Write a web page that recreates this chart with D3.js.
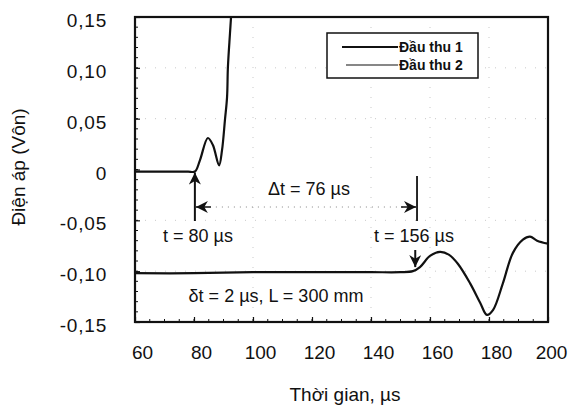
<!DOCTYPE html>
<html>
<head>
<meta charset="utf-8">
<script src="https://cdn.jsdelivr.net/npm/d3@7"></script>
<style>
  body { margin: 0; background: #fff; }
  text { font-family: "Liberation Sans", Arial, sans-serif; fill: #111; }
</style>
</head>
<body>
<div id="chart"></div>
<script>
"use strict";

// sensor 1 (Đầu thu 1)
var time1 = [60, 65, 70, 75, 78, 80.3, 82, 84.7, 86.4, 88.5, 89.5, 90.5, 91.2, 91.5, 92.2, 92.6];
var volt1 = [-0.002, -0.002, -0.002, -0.002, -0.002, -0.002, 0.009, 0.031, 0.024, 0.004, 0.019, 0.049, 0.071, 0.101, 0.134, 0.152];

// sensor 2 (Đầu thu 2)
var time2 = [60, 80, 100, 120, 140, 150, 154.2, 156.6, 160, 163.4, 166.5, 169.5, 173.6, 177, 179.3, 181.4, 184.7, 188.1, 191.5, 193.9, 196.3, 200];
var volt2 = [-0.102, -0.102, -0.101, -0.101, -0.101, -0.101, -0.1, -0.096, -0.085, -0.081, -0.084, -0.093, -0.112, -0.131, -0.143, -0.138, -0.112, -0.082, -0.069, -0.066, -0.07, -0.073];

var xTicks = [60, 80, 100, 120, 140, 160, 180, 200];
var yTicks = [0.15, 0.10, 0.05, 0, -0.05, -0.10, -0.15];
var legendLabels = ["Đầu thu 1", "Đầu thu 2"];

var width = 571,
  height = 411;
var margin = { top: 17, right: 23, bottom: 89, left: 135 };

var svg = d3
  .select("#chart")
  .append("svg")
  .attr("width", width)
  .attr("height", height);

var x = d3.scaleLinear().domain([60, 200]).range([margin.left, width - margin.right]);
var y = d3.scaleLinear().domain([-0.15, 0.15]).range([height - margin.bottom, margin.top]);

svg.append("clipPath").attr("id", "clip")
  .append("rect")
  .attr("x", x(60)).attr("y", y(0.15))
  .attr("width", x(200) - x(60)).attr("height", y(-0.15) - y(0.15));

// faint dotted grid
svg.append("g")
  .selectAll("line")
  .data([100, 140, 160, 180])
  .enter().append("line")
  .attr("x1", d => x(d)).attr("x2", d => x(d))
  .attr("y1", y(0.15)).attr("y2", y(-0.15))
  .attr("stroke", "#bbb").attr("stroke-width", 0.8).attr("stroke-dasharray", "1,9");
svg.append("g")
  .selectAll("line")
  .data([0.10, 0.05, -0.05, -0.10])
  .enter().append("line")
  .attr("x1", x(60)).attr("x2", x(200))
  .attr("y1", d => y(d)).attr("y2", d => y(d))
  .attr("stroke", "#bbb").attr("stroke-width", 0.8).attr("stroke-dasharray", "1,9");

// axes with inner ticks
var fmtY = d => (d === 0 ? "0" : d3.format(".2f")(d).replace(".", ",").replace("\u2212", "-"));

var xAxis = svg.append("g")
  .attr("transform", "translate(0," + y(-0.15) + ")")
  .call(d3.axisBottom(x).tickValues(xTicks).tickSizeInner(-5).tickSizeOuter(0).tickPadding(24));
xAxis.selectAll("text").attr("font-size", 19).attr("dx", d => (d === 200 ? 3 : 7));

var yAxis = svg.append("g")
  .attr("transform", "translate(" + x(60) + ",0)")
  .call(d3.axisLeft(y).tickValues(yTicks).tickFormat(fmtY).tickSizeInner(-5).tickSizeOuter(0).tickPadding(28));
yAxis.selectAll("text").attr("font-size", 19).attr("letter-spacing", 0.8).attr("dy", "0.5em");

[xAxis, yAxis].forEach(function(g) {
  g.select(".domain").remove();
  g.selectAll(".tick line").attr("stroke", "#111").attr("stroke-width", 1.2);
});

// minor ticks on left and bottom
svg.append("g")
  .selectAll("line")
  .data(d3.range(-0.14, 0.15, 0.01))
  .enter().append("line")
  .attr("x1", x(60)).attr("x2", x(60) + 3)
  .attr("y1", d => y(d)).attr("y2", d => y(d))
  .attr("stroke", "#111").attr("stroke-width", 1);
svg.append("g")
  .selectAll("line")
  .data(d3.range(65, 200, 5))
  .enter().append("line")
  .attr("x1", d => x(d)).attr("x2", d => x(d))
  .attr("y1", y(-0.15)).attr("y2", y(-0.15) - 3)
  .attr("stroke", "#111").attr("stroke-width", 1);

// frame
svg.append("rect")
  .attr("x", x(60)).attr("y", y(0.15))
  .attr("width", x(200) - x(60)).attr("height", y(-0.15) - y(0.15))
  .attr("fill", "none").attr("stroke", "#111").attr("stroke-width", 2.2);

// traces
var line = d3.line().x(d => x(d[0])).y(d => y(d[1])).curve(d3.curveCatmullRom.alpha(0.5));
var series = [d3.zip(time1, volt1), d3.zip(time2, volt2)];
svg.append("g").attr("clip-path", "url(#clip)")
  .selectAll("path")
  .data(series)
  .enter().append("path")
  .attr("d", line)
  .attr("fill", "none")
  .attr("stroke", "#111")
  .attr("stroke-width", 2.2)
  .attr("stroke-linejoin", "round");

// legend
var lg = svg.append("g");
lg.append("rect")
  .attr("x", 327).attr("y", 33).attr("width", 151).attr("height", 45)
  .attr("fill", "#fff").attr("stroke", "#111").attr("stroke-width", 1.5);
legendLabels.forEach(function(lbl, i) {
  var ly = 47 + i * 18;
  lg.append("line")
    .attr("x1", i === 0 ? 342 : 346).attr("x2", 398)
    .attr("y1", ly).attr("y2", ly)
    .attr("stroke", "#111").attr("stroke-width", i === 0 ? 1.8 : 1.1);
  lg.append("text")
    .attr("x", 399).attr("y", ly + 5)
    .attr("font-size", 14).attr("font-weight", "bold")
    .text(lbl);
});

// annotations
var defs = svg.append("defs");
defs.append("marker")
  .attr("id", "ah").attr("viewBox", "0 0 10 10").attr("refX", 10).attr("refY", 5)
  .attr("markerWidth", 12).attr("markerHeight", 12).attr("markerUnits", "userSpaceOnUse")
  .attr("orient", "auto")
  .append("path").attr("d", "M0,0 L10,5 L0,10 L3,5 Z").attr("fill", "#111");

// up arrow at t = 80
svg.append("line")
  .attr("x1", x(80.3)).attr("x2", x(80.3))
  .attr("y1", 221).attr("y2", y(-0.002) + 1)
  .attr("stroke", "#111").attr("stroke-width", 2).attr("marker-end", "url(#ah)");

// down arrow at t = 156
svg.append("line")
  .attr("x1", x(155)).attr("x2", x(155))
  .attr("y1", 250).attr("y2", y(-0.096))
  .attr("stroke", "#111").attr("stroke-width", 2).attr("marker-end", "url(#ah)");

// delta-t dimension line
var dimY = 207;
svg.append("line")
  .attr("x1", x(80.3) + 3).attr("x2", x(155.6) - 3)
  .attr("y1", dimY).attr("y2", dimY)
  .attr("stroke", "#666").attr("stroke-width", 0.8).attr("stroke-dasharray", "1,5");
svg.append("line")
  .attr("x1", x(80.3) + 16).attr("x2", x(80.3) + 1)
  .attr("y1", dimY).attr("y2", dimY)
  .attr("stroke", "#111").attr("stroke-width", 1.5).attr("marker-end", "url(#ah)");
svg.append("line")
  .attr("x1", x(155.6) - 16).attr("x2", x(155.6) - 1)
  .attr("y1", dimY).attr("y2", dimY)
  .attr("stroke", "#111").attr("stroke-width", 1.5).attr("marker-end", "url(#ah)");
svg.append("line")
  .attr("x1", x(155.6)).attr("x2", x(155.6))
  .attr("y1", 176).attr("y2", 221)
  .attr("stroke", "#111").attr("stroke-width", 1.8);

var notes = [
  { t: "Δt = 76 µs", x: 309, y: 195 },
  { t: "t = 80 µs", x: 198, y: 242 },
  { t: "t = 156 µs", x: 414, y: 242 },
  { t: "δt =  2 µs, L = 300 mm", x: 276, y: 302 }
];
svg.append("g")
  .selectAll("text")
  .data(notes)
  .enter().append("text")
  .attr("x", d => d.x).attr("y", d => d.y)
  .attr("text-anchor", "middle")
  .attr("font-size", 18)
  .text(d => d.t);

// axis titles
svg.append("text")
  .attr("x", 345).attr("y", 401)
  .attr("text-anchor", "middle")
  .attr("font-size", 19)
  .text("Thời gian, µs");

svg.append("text")
  .attr("transform", "translate(25,167) rotate(-90)")
  .attr("text-anchor", "middle")
  .attr("font-size", 19)
  .text("Điện áp (Vôn)");
</script>
</body>
</html>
# # # # #
Work required:
Write out the lines from the start of the material to the line with "0.101, 0.134, 0.152];", inclusive and exactly. Skip the pictures.

Exercise result:
Write a web page that recreates this chart with D3.js.
<!DOCTYPE html>
<html>
<head>
<meta charset="utf-8">
<script src="https://cdn.jsdelivr.net/npm/d3@7"></script>
<style>
  body { margin: 0; background: #fff; }
  text { font-family: "Liberation Sans", Arial, sans-serif; fill: #111; }
</style>
</head>
<body>
<div id="chart"></div>
<script>
"use strict";

// sensor 1 (Đầu thu 1)
var time1 = [60, 65, 70, 75, 78, 80.3, 82, 84.7, 86.4, 88.5, 89.5, 90.5, 91.2, 91.5, 92.2, 92.6];
var volt1 = [-0.002, -0.002, -0.002, -0.002, -0.002, -0.002, 0.009, 0.031, 0.024, 0.004, 0.019, 0.049, 0.071, 0.101, 0.134, 0.152];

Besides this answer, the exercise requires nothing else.